There are myriad questions. How do we build up user trust in the first place? And how can we recover this trust if it's lost due to an event? There’s also the question of where human decision-making stops and autonomous system decision-making takes over. Consider an autonomous system on an armoured military vehicle that monitors visuals; it might decide “that is not a tank and therefore not a threat”. In such a scenario, human lives depend squarely on being able to trust the system to deliver reliable information that a human can act on. Without the trust of its user, an autonomous system is rendered useless.
For a more detailed look at the research read the TAS article here.

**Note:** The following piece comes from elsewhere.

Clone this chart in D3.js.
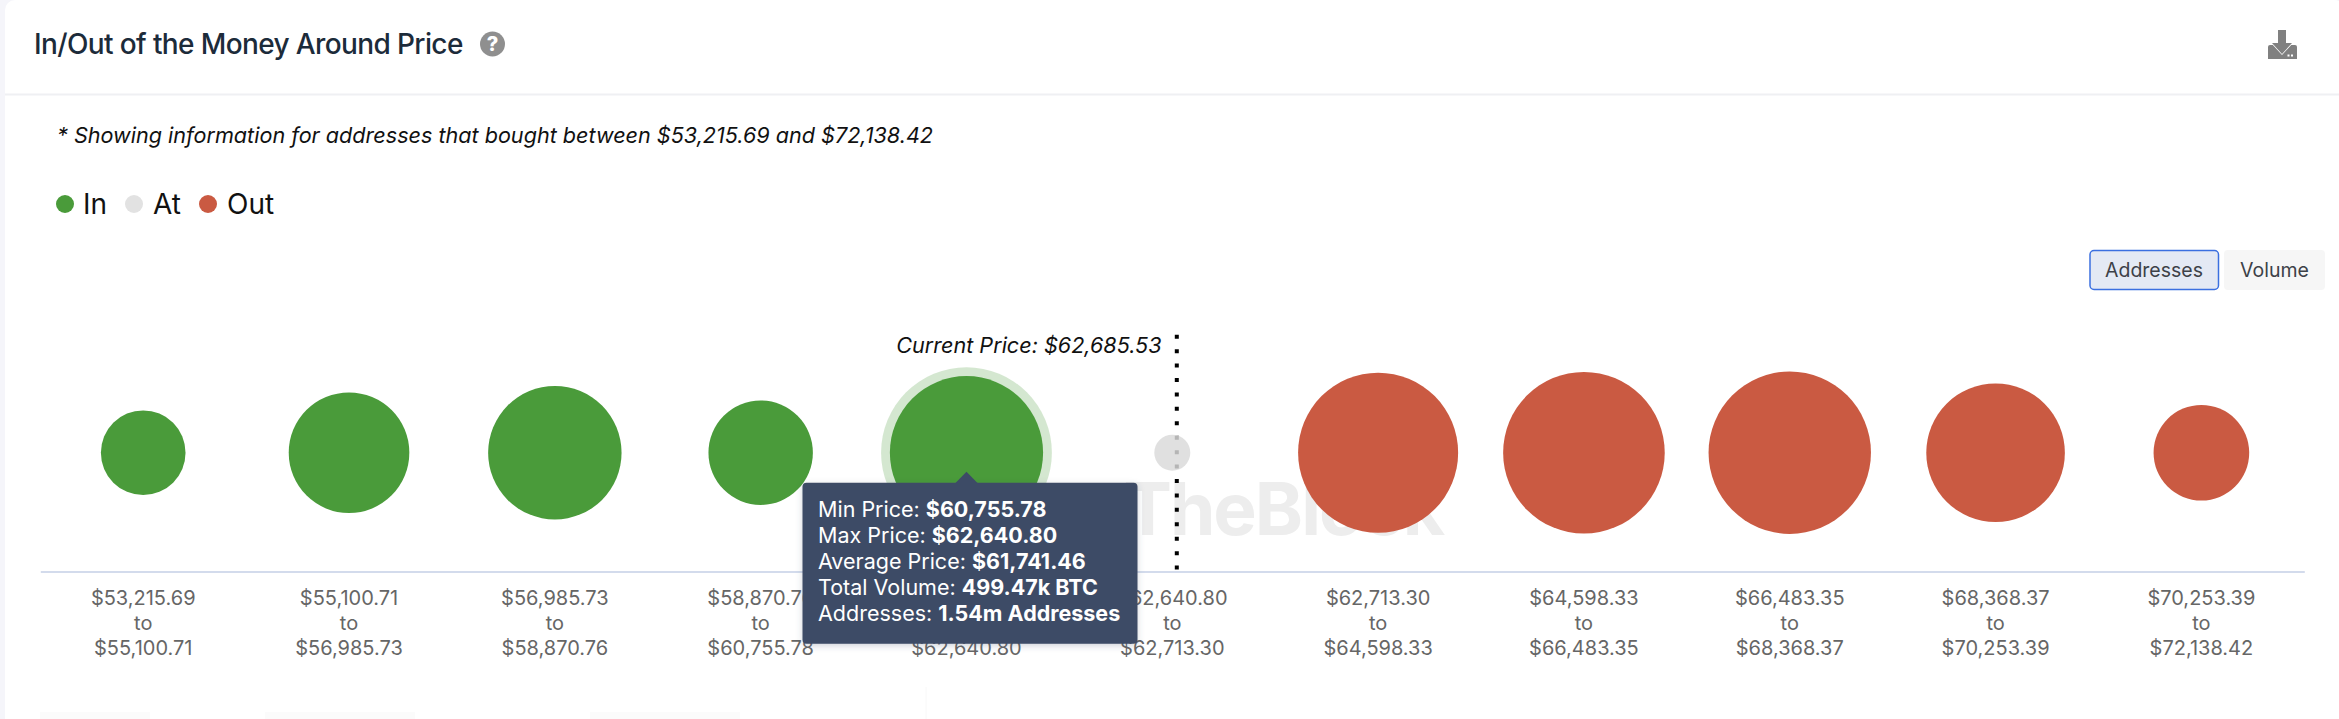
<!DOCTYPE html>
<html>
<head>
<meta charset="utf-8">
<script src="https://cdn.jsdelivr.net/npm/d3@7"></script>
<style>
  html, body { margin: 0; padding: 0; background: #fff; overflow: hidden; }
  svg { display: block; font-family: Inter, "Noto Sans", sans-serif; }
</style>
</head>
<body>
<div id="chart"></div>
<script>
// range of each bubble
const binFrom = ["$53,215.69", "$55,100.71", "$56,985.73", "$58,870.76", "$60,755.78", "$62,640.80", "$62,713.30", "$64,598.33", "$66,483.35", "$68,368.37", "$70,253.39"];
const binTo = ["$55,100.71", "$56,985.73", "$58,870.76", "$60,755.78", "$62,640.80", "$62,713.30", "$64,598.33", "$66,483.35", "$68,368.37", "$70,253.39", "$72,138.42"];
// addresses in millions
const addresses = [0.47, 0.954, 1.168, 0.715, 1.54, 0.085, 1.68, 1.713, 1.73, 1.26, 0.60];
const status = ["in", "in", "in", "in", "in", "at", "out", "out", "out", "out", "out"];
const legendNames = ["In", "At", "Out"];
const legendKeys = ["in", "at", "out"];
const tooltipLabels = ["Min Price: ", "Max Price: ", "Average Price: ", "Total Volume: ", "Addresses: "];
const tooltipValues = ["$60,755.78", "$62,640.80", "$61,741.46", "499.47k BTC", "1.54m Addresses"];
const selectedBin = 4;
const atBin = 5;

const width = 2339;
const height = 719;
const colors = { in: "#4a9b3a", at: "#dadada", out: "#ca5a42" };
const legendColors = { in: "#4a9b3a", at: "#e2e2e2", out: "#ca5a42" };

const svg = d3.select("#chart").append("svg").attr("width", width).attr("height", height);

// card
svg.append("rect").attr("width", width).attr("height", height).attr("fill", "#f5f5fa");
svg.append("rect").attr("x", 5).attr("y", 0).attr("width", width).attr("height", height + 20).attr("rx", 10).attr("fill", "#fff");
svg.append("line").attr("x1", 5).attr("x2", width).attr("y1", 94.5).attr("y2", 94.5).attr("stroke", "#eff0f3").attr("stroke-width", 2);

// header
svg.append("text").attr("x", 34).attr("y", 54).attr("font-size", 28).attr("font-weight", 500).attr("letter-spacing", "-0.62px").attr("fill", "#1c2b3a").text("In/Out of the Money Around Price");
svg.append("circle").attr("cx", 492.5).attr("cy", 44).attr("r", 12.5).attr("fill", "#8f8f8f");
svg.append("text").attr("x", 492.5).attr("y", 51).attr("text-anchor", "middle").attr("font-size", 20).attr("font-weight", 800).attr("fill", "#fff").text("?");

// download icon
const icon = svg.append("g").attr("fill", "#808080");
icon.append("path").attr("d", "M2268 47q0-2 2-2h25q2 0 2 2v12h-29z");
icon.append("path").attr("d", "M2278 30h8v13h6l-10 11-10-11h6z").attr("stroke", "#fff").attr("stroke-width", 1.5).attr("paint-order", "stroke");
icon.append("rect").attr("x", 2287.5).attr("y", 54.5).attr("width", 2).attr("height", 2).attr("fill", "#fff");
icon.append("rect").attr("x", 2291).attr("y", 54.5).attr("width", 2).attr("height", 2).attr("fill", "#fff");

svg.append("text").attr("x", 57).attr("y", 142.5).attr("font-size", 21.6).attr("font-style", "italic").attr("fill", "#111").text("* Showing information for addresses that bought between $53,215.69 and $72,138.42");

// legend
const legendCx = [65, 134, 208];
const legendTx = [83, 153, 227];
legendKeys.forEach((k, i) => {
  svg.append("circle").attr("cx", legendCx[i]).attr("cy", 204).attr("r", 9).attr("fill", legendColors[k]);
  svg.append("text").attr("x", legendTx[i]).attr("y", 214).attr("font-size", 28).attr("fill", "#111").text(legendNames[i]);
});

// toggle buttons
svg.append("rect").attr("x", 2090).attr("y", 250.5).attr("width", 128.5).attr("height", 39).attr("rx", 4).attr("fill", "#e4e9f4").attr("stroke", "#3b6fe0").attr("stroke-width", 1.5);
svg.append("text").attr("x", 2154).attr("y", 277).attr("text-anchor", "middle").attr("font-size", 19.5).attr("fill", "#3d4148").text("Addresses");
svg.append("rect").attr("x", 2224).attr("y", 250).attr("width", 101).attr("height", 40).attr("rx", 4).attr("fill", "#f6f6f6");
svg.append("text").attr("x", 2274.5).attr("y", 277).attr("text-anchor", "middle").attr("font-size", 19.5).attr("fill", "#3d4148").text("Volume");

// faint start of the next panel
const faint = svg.append("g").attr("fill", "#fbfbfb");
[[40, 110], [265, 150], [590, 150]].forEach(([x, w]) => faint.append("rect").attr("x", x).attr("y", 712).attr("width", w).attr("height", 7));
svg.append("line").attr("x1", 926).attr("x2", 926).attr("y1", 687).attr("y2", 719).attr("stroke", "#f8f8f8");

// watermark
svg.append("text").attr("x", 1443).attr("y", 535).attr("text-anchor", "end").attr("font-size", 73).attr("font-weight", 700).attr("letter-spacing", "-2px").attr("fill", "#ededed").text("IntoTheBlock");

// scales
const axisY = 571.5;
const bubbleY = 452.7;
const xScale = d3.scaleBand().domain(binFrom).range([40.3, 2304.3]);
const rScale = d3.scaleSqrt().domain([0, d3.max(addresses)]).range([0, 81.2]);
const center = (i) => xScale(binFrom[i]) + xScale.bandwidth() / 2;

// axis, three lines per tick
const axis = svg.append("g").attr("transform", `translate(0, ${axisY})`).call(d3.axisBottom(xScale).tickSize(0).tickPadding(0));
axis.select(".domain").attr("stroke", "#d3dbec").attr("stroke-width", 2);
axis.selectAll(".tick text").each(function (d, i) {
  const t = d3.select(this).text(null).attr("fill", "#666").attr("font-size", 20).attr("font-family", "Inter").attr("y", 0).attr("dy", null);
  [binFrom[i], "to", binTo[i]].forEach((s, j) => {
    t.append("tspan").attr("x", 0).attr("y", 33 + j * 25).text(s);
  });
});

// current price marker
const priceX = center(atBin) + 4.5;
svg.append("line").attr("x1", priceX).attr("x2", priceX).attr("y1", 334.7).attr("y2", axisY - 1).attr("stroke", "#000").attr("stroke-width", 4).attr("stroke-dasharray", "4 10.43");
svg.append("text").attr("x", 1161.5).attr("y", 353).attr("text-anchor", "end").attr("font-size", 21.6).attr("font-style", "italic").attr("fill", "#111").text("Current Price: $62,685.53");

// hover halo on the selected bubble
svg.append("circle").attr("cx", center(selectedBin)).attr("cy", bubbleY).attr("r", rScale(addresses[selectedBin]) + 8.8).attr("fill", colors.in).attr("opacity", 0.24);

svg.selectAll("circle.bubble").data(addresses).join("circle").attr("class", "bubble")
  .attr("cx", (d, i) => center(i))
  .attr("cy", bubbleY)
  .attr("r", (d) => rScale(d))
  .attr("fill", (d, i) => colors[status[i]])
  .attr("fill-opacity", (d, i) => status[i] === "at" ? 0.83 : 1);

// tooltip
const tipX = center(selectedBin);
const tip = svg.append("g");
const defs = svg.append("defs");
const shadow = defs.append("filter").attr("id", "tipShadow").attr("x", "-10%").attr("y", "-10%").attr("width", "120%").attr("height", "120%");
shadow.append("feDropShadow").attr("dx", 0).attr("dy", 2).attr("stdDeviation", 3).attr("flood-color", "#3d4b66").attr("flood-opacity", 0.25);
tip.append("rect").attr("x", 802.5).attr("y", 482.7).attr("width", 335).attr("height", 161).attr("rx", 4).attr("fill", "#3d4b66").attr("filter", "url(#tipShadow)");
tip.append("path").attr("d", d3.line()([[tipX - 11, 483], [tipX, 471.7], [tipX + 11, 483]])).attr("fill", "#3d4b66");
tooltipLabels.forEach((label, i) => {
  const t = tip.append("text").attr("x", 818).attr("y", 517 + i * 26).attr("font-size", 21.5).attr("fill", "#fff");
  t.append("tspan").text(label);
  t.append("tspan").attr("font-weight", 700).text(tooltipValues[i]);
});
</script>
</body>
</html>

This is about human-machine interaction and whether users can have an ‘appropriate’ amount of trust in their systems.

Verifiability
Verifiability is about ensuring that something – a system and every element connected to it – does what it is intended to do. Verification is not new. It's been the crux of engineering for decades. But it is extremely important in autonomous systems given that the nuances of autonomy and AI bring new complexities.
There are big questions around defining what you want something to do. How do we write the requirements and verify they are met? And what if autonomous assets interact with each other to deliver unplanned outcomes? After all, the non-deterministic nature of autonomous solutions means the output can be different each time depending on its experience (unlike traditional solutions that deliver the same output each time). We might want autonomous cars, for example – but how do we trust and regulate the decisions of the non-deterministic software behind them?
Given there are often so many requirements, we cannot test them all. And yet we want to deliver the user all the benefits while ensuring they are not harmed. This makes verifiability central to delivering trustworthy autonomous systems.
For a more detailed look at the research read the TAS article here.
Verifiability is about ensuring that something – a system and every element connected to it – does what it is intended to do.